Error is also charged because the trial judge permitted defendant to reopen his case and offer additional testimony *222 after he had rested and appellant had moved for an instructed verdict. We need not repeat the universally accepted rule that such matters are in the realm of discretion and not subject to reversal except for abuse of such discretion. The same is true concerning another ruling allowing defendant to make an amendment to his counterclaim.

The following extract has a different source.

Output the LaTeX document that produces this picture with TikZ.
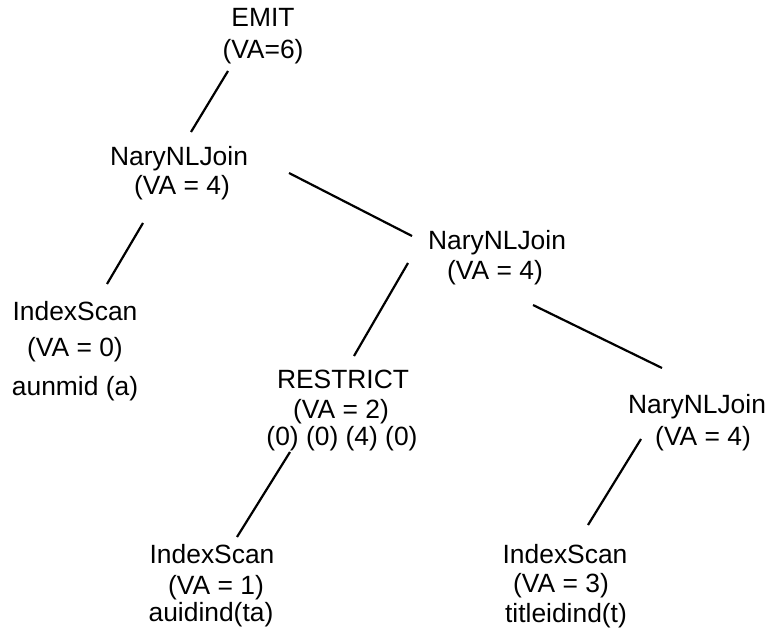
\documentclass[tikz,border=0pt]{standalone}
\usepackage{fontspec}
\setmainfont{Liberation Sans}
\begin{document}
\begin{tikzpicture}[x=0.5pt,y=-0.5pt,
  txt/.style={anchor=base,inner sep=0pt,font=\fontsize{13.2}{15}\selectfont},
  edge/.style={line width=1.1pt,black}]
\useasboundingbox (0,0) rectangle (780,635);
% EMIT
\node[txt] (emitA) at (263,27) {EMIT};
\node[txt] (emitB) at (263,59) {(VA=6)};
% NaryNLJoin 1
\node[txt] (nj1A) at (179,166) {NaryNLJoin};
\node[txt] (nj1B) at (182,195) {(VA = 4)};
% NaryNLJoin 2
\node[txt] (nj2A) at (497,250) {NaryNLJoin};
\node[txt] (nj2B) at (495,280) {(VA = 4)};
% IndexScan left
\node[txt] (is1A) at (75,321) {IndexScan};
\node[txt] (is1B) at (75,357) {(VA = 0)};
\node[txt] (is1C) at (75,395) {aunmid (a)};
% RESTRICT
\node[txt] (resA) at (343,388) {RESTRICT};
\node[txt] (resB) at (341,418) {(VA = 2)};
\node[txt] (resC) at (342,445) {(0) (0) (4) (0)};
% NaryNLJoin 3
\node[txt] (nj3A) at (697,413) {NaryNLJoin};
\node[txt] (nj3B) at (703,445) {(VA = 4)};
% IndexScan middle
\node[txt] (is2A) at (212,563) {IndexScan};
\node[txt] (is2B) at (216,594) {(VA = 1)};
\node[txt] (is2C) at (211,621) {auidind(ta)};
% IndexScan right
\node[txt] (is3A) at (565,563) {IndexScan};
\node[txt] (is3B) at (561,592) {(VA = 3)};
\node[txt] (is3C) at (566,622) {titleidind(t)};
% connector end points
\coordinate (c1a) at (228,71);  \coordinate (c1b) at (191,132);
\coordinate (c2a) at (289,173); \coordinate (c2b) at (412,236);
\coordinate (c3a) at (143,223); \coordinate (c3b) at (107,284);
\coordinate (c4a) at (408,263); \coordinate (c4b) at (354,356);
\coordinate (c5a) at (533,305); \coordinate (c5b) at (662,368);
\coordinate (c6a) at (641,439); \coordinate (c6b) at (588,525);
\coordinate (c7a) at (290,452); \coordinate (c7b) at (237,537);
\draw[edge] (c1a) -- (c1b);
\draw[edge] (c2a) -- (c2b);
\draw[edge] (c3a) -- (c3b);
\draw[edge] (c4a) -- (c4b);
\draw[edge] (c5a) -- (c5b);
\draw[edge] (c6a) -- (c6b);
\draw[edge] (c7a) -- (c7b);
\end{tikzpicture}
\end{document}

Appellant sought to take the deposition of Mr. Olverson who had represented appellee as co-counsel. This was opposed on the ground of privilege, as well as for other reasons. The trial court refused to permit the taking of the deposition. At the trial Olverson was produced as a witness for defendant (appellee) and was fully cross-examined by appellant. It seems plain that appellant was not prejudiced.

Other claims of error have been examined and found to be without substance.



[1] Sheriger v. Gruner, D.C.Mun.App., 34 A.2d 35.

[2] Baltimore & O. R. Co. v. Postom, 85 U. S.App.D.C. 207, 177 F.2d 53; Sorivi v. Baldi, D.C.Mun.App., 48 A.2d 462.

[3] See Snyder v. Cearfoss, 190 Md. 151, 57 A.2d 786. See also Spilker v. Hankin, 88 U.S.App.D.C. 206, 188 F.2d 35, which we discuss later in this opinion.

[4] As to duress generally, see Rizzi v. Fanelli, D.C.Mun.App., 63 A.2d 872 and cases there cited; see also our discussion of the charge on the subject, infra, and our reference to Spilker v. Hankin.

[5] For example, defendant testified more than once: "Mr. Knight was my attorney. I trusted him."

[6] See Marcus Loew Booking Agency v. Princess Pat, 7 Cir., 141 F.2d 152; Car & General Ins. Corp. v. Cheshire, 5 Cir., 159 F.2d 985; S. S. Kresge Co. v. Holland, 6 Cir., 158 F.2d 495; Smith v. Welch, 10 Cir., 189 F.2d 832.